The government has, in any case, managed to keep the fiscal deficit in check through off-budget financing by transferring many expenditure heads to PSUs. For instance, the Food Corporation of India (FCI) has been asked to bear food subsidies that were earlier a part of the budget. Since the government cannot cut down on revenue expenditure to any effective extent (it cannot stop paying salaries or interest, for instance, and these are the two heads that drain its resources the most), it has to think of other ways. The structural reform of doing away with or cutting down subsidies and doles is the best way to retain money in the hands of the government but no government has the courage to do it as it will be highly unpopular and the opposition will brand it as anti-poor. Raising taxes is also not a good alternative as many sectors feel that the GST rate is already very high.

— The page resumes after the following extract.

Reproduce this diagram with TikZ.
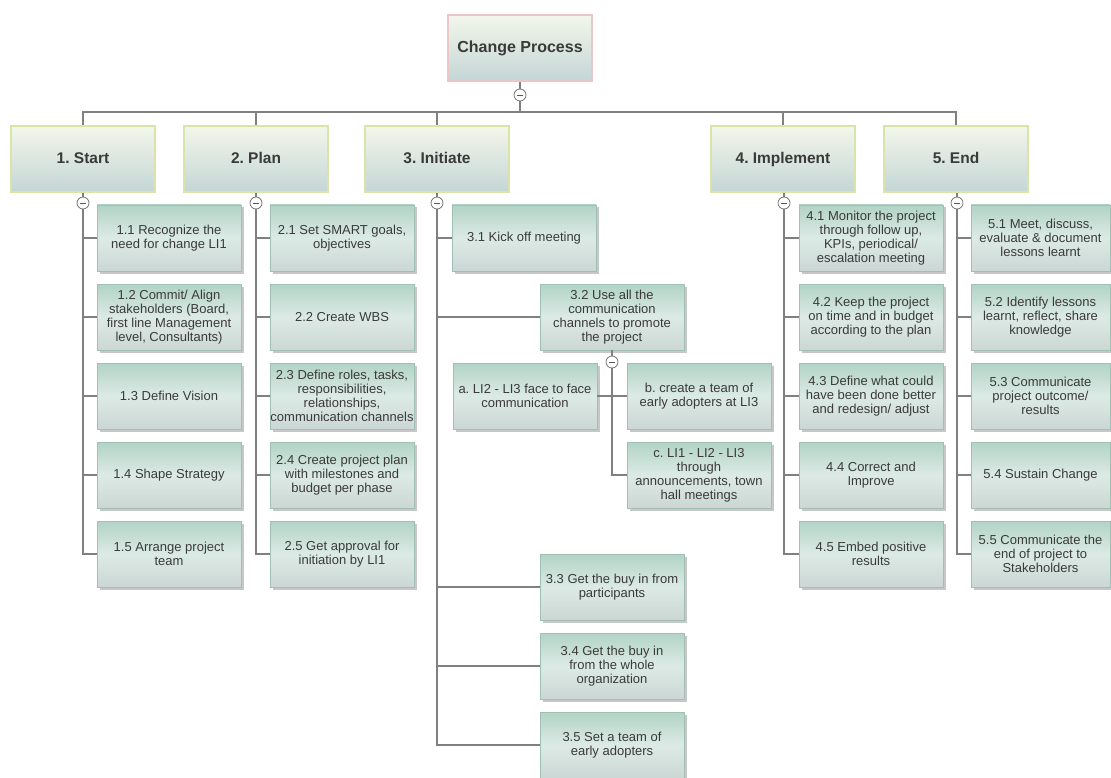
\documentclass[tikz,border=0pt]{standalone}
\usepackage{fontspec}
\setmainfont{Liberation Sans}
\frenchspacing
\usetikzlibrary{shadows}
\definecolor{linec}{RGB}{128,128,128}
\definecolor{leaftop}{RGB}{178,211,198}
\definecolor{leafmid}{RGB}{220,234,229}
\definecolor{leafbot}{RGB}{204,215,212}
\definecolor{leafedge}{RGB}{160,192,180}
\definecolor{ltop}{RGB}{243,246,234}
\definecolor{lbot}{RGB}{196,214,214}
\definecolor{ledge}{RGB}{216,228,168}
\definecolor{redge}{RGB}{234,198,198}
\definecolor{txt}{RGB}{58,58,58}
\tikzset{
  boxshadow/.style={drop shadow={shadow xshift=2.5pt,shadow yshift=-2.5pt,opacity=0.4,fill=black!55}},
  leaf/.style={rectangle, minimum width=144pt, minimum height=66pt, inner sep=0pt,
    align=center, font=\fontsize{13}{14}\selectfont, text=txt,
    top color=leaftop, bottom color=leafbot, middle color=leafmid,
    draw=leafedge, line width=0.8pt, boxshadow},
  lvl/.style={rectangle, minimum width=144pt, minimum height=66pt, inner sep=0pt,
    align=center, font=\fontsize{15.5}{17}\selectfont\bfseries, text=txt,
    text height=11.5pt, text depth=3pt,
    top color=ltop, bottom color=lbot, draw=ledge, line width=1.6pt},
  rootbox/.style={lvl, draw=redge, font=\fontsize{16}{18}\selectfont\bfseries},
  tog/.style={circle, draw=txt!75, fill=white, line width=0.7pt, minimum size=12pt, inner sep=0pt, text=txt!85},
  conn/.style={draw=linec, line width=1.1pt},
}
\newcommand{\mn}{\rule[-0.4pt]{6pt}{0.8pt}}
\begin{document}
\begin{tikzpicture}[x=1pt,y=-1pt]
\useasboundingbox (0,0) rectangle (1111,778);
\fill[white] (0,0) rectangle (1111,778);

% root and hub
\coordinate (hub) at (520,112);
\node[rootbox] (root) at (520,48) {Change Process};
\node[lvl] (n1) at (83,159) {1. Start};
\node[lvl] (n2) at (256,159) {2. Plan};
\node[lvl] (n3) at (437,159) {3. Initiate};
\node[lvl] (n4) at (783,159) {4. Implement};
\node[lvl] (n5) at (956,159) {5. End};

\draw[conn] (root.south) -- (hub);
\draw[conn] (n1.north) |- (hub);
\draw[conn] (n5.north) |- (hub);
\foreach \n in {n2,n3,n4} \draw[conn] (\n.north) -- (\n.north |- hub);

% 1. Start
\node[leaf] (s1) at (169,238) {1.1 Recognize the\\need for change LI1};
\node[leaf] (s2) at (169,317) {1.2 Commit/ Align\\stakeholders (Board,\\first line Management\\level, Consultants)};
\node[leaf] (s3) at (169,396) {1.3 Define Vision};
\node[leaf] (s4) at (169,475) {1.4 Shape Strategy};
\node[leaf] (s5) at (169,554) {1.5 Arrange project\\team};

% 2. Plan
\node[leaf] (p1) at (342,238) {2.1 Set SMART goals,\\objectives};
\node[leaf] (p2) at (342,317) {2.2 Create WBS};
\node[leaf] (p3) at (342,396) {2.3 Define roles, tasks,\\responsibilities,\\relationships,\\communication channels};
\node[leaf] (p4) at (342,475) {2.4 Create project plan\\with milestones and\\budget per phase};
\node[leaf] (p5) at (342,554) {2.5 Get approval for\\initiation by LI1};

% 3. Initiate
\node[leaf] (i1) at (524,238) {3.1 Kick off meeting};
\node[leaf] (i2) at (612,317) {3.2 Use all the\\communication\\channels to promote\\the project};
\node[leaf] (ia) at (525,396) {a. LI2 - LI3 face to face\\communication};
\node[leaf] (ib) at (699,396) {b. create a team of\\early adopters at LI3};
\node[leaf] (ic) at (699,475) {c. LI1 - LI2 - LI3\\through\\announcements, town\\hall meetings};
\node[leaf] (i3) at (612,587) {3.3 Get the buy in from\\participants};
\node[leaf] (i4) at (612,666) {3.4 Get the buy in\\from the whole\\organization};
\node[leaf] (i5) at (612,745) {3.5 Set a team of\\early adopters};

% 4. Implement
\node[leaf] (m1) at (871,238) {4.1 Monitor the project\\through follow up,\\KPIs, periodical/\\escalation meeting};
\node[leaf] (m2) at (871,317) {4.2 Keep the project\\on time and in budget\\according to the plan};
\node[leaf] (m3) at (871,396) {4.3 Define what could\\have been done better\\and redesign/ adjust};
\node[leaf] (m4) at (871,475) {4.4 Correct and\\Improve};
\node[leaf] (m5) at (871,554) {4.5 Embed positive\\results};

% 5. End
\node[leaf, minimum width=139pt] (e1) at (1040.5,238) {5.1 Meet, discuss,\\evaluate \& document\\lessons learnt};
\node[leaf, minimum width=139pt] (e2) at (1040.5,317) {5.2 Identify lessons\\learnt, reflect, share\\knowledge};
\node[leaf, minimum width=139pt] (e3) at (1040.5,396) {5.3 Communicate\\project outcome/\\results};
\node[leaf, minimum width=139pt] (e4) at (1040.5,475) {5.4 Sustain Change};
\node[leaf, minimum width=139pt] (e5) at (1040.5,554) {5.5 Communicate the\\end of project to\\Stakeholders};

% toggle positions
\coordinate (p0) at (520,95);
\coordinate (p1c) at (83,203);
\coordinate (p2c) at (256,203);
\coordinate (p3c) at (437,203);
\coordinate (p4c) at (784,203);
\coordinate (p5c) at (957,203);
\coordinate (p32) at (612,362);

% connectors
\draw[conn] (n1.south) -- (p1c);
\draw[conn] (n2.south) -- (p2c);
\draw[conn] (n3.south) -- (p3c);
\draw[conn] (n4.south -| p4c) -- (p4c);
\draw[conn] (n5.south -| p5c) -- (p5c);
\draw[conn] (p1c) |- (s5.west);
\foreach \c in {s1,s2,s3,s4} \draw[conn] (p1c |- \c.west) -- (\c.west);
\draw[conn] (p2c) |- (p5.west);
\foreach \c in {p1,p2,p3,p4} \draw[conn] (p2c |- \c.west) -- (\c.west);
\draw[conn] (p3c) |- (i5.west);
\foreach \c in {i1,i2,i3,i4} \draw[conn] (p3c |- \c.west) -- (\c.west);
\draw[conn] (p4c) |- (m5.west);
\foreach \c in {m1,m2,m3,m4} \draw[conn] (p4c |- \c.west) -- (\c.west);
\draw[conn] (p5c) |- (e5.west);
\foreach \c in {e1,e2,e3,e4} \draw[conn] (p5c |- \c.west) -- (\c.west);
\draw[conn] (i2.south) -- (p32);
\draw[conn] (p32) |- (ic.west);
\draw[conn] (ia.east) -- (ib.west);

% toggles on top
\node[tog] (t0) at (p0) {\mn};
\node[tog] (t1) at (p1c) {\mn};
\node[tog] (t2) at (p2c) {\mn};
\node[tog] (t3) at (p3c) {\mn};
\node[tog] (t4) at (p4c) {\mn};
\node[tog] (t5) at (p5c) {\mn};
\node[tog] (t32) at (p32) {\mn};
\end{tikzpicture}
\end{document}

The government has already got Rs 1.76 lakh crore from the RBI. It is also planning major divestment in some PSUs. But that will not be enough. What it has also got to do is to immediately get out of loss-making concerns like Air India and BSNL. The latter is waiting for the government to approve its plan of offering voluntary retirement to almost half its workforce to reduce its revenue outgo. But since this again is a politically sensitive issue, it can be done only up to a limit. Finance Minister Nirmala Sitharaman had to clarify that bank mergers would not result in the loss of a single job as the bank unions were up in arms as soon as the mergers were announced. But big banks will not be competitive if they are not lean and shed the bloated workforce (and there is no doubt that the PSU banks are heavily overstaffed). Hence, a government that remains afraid of the political fallout will find it hard to find the money without expanding the fiscal deficit. This government has a popular mandate to take hard decisions. The question is: will it bite the bullet?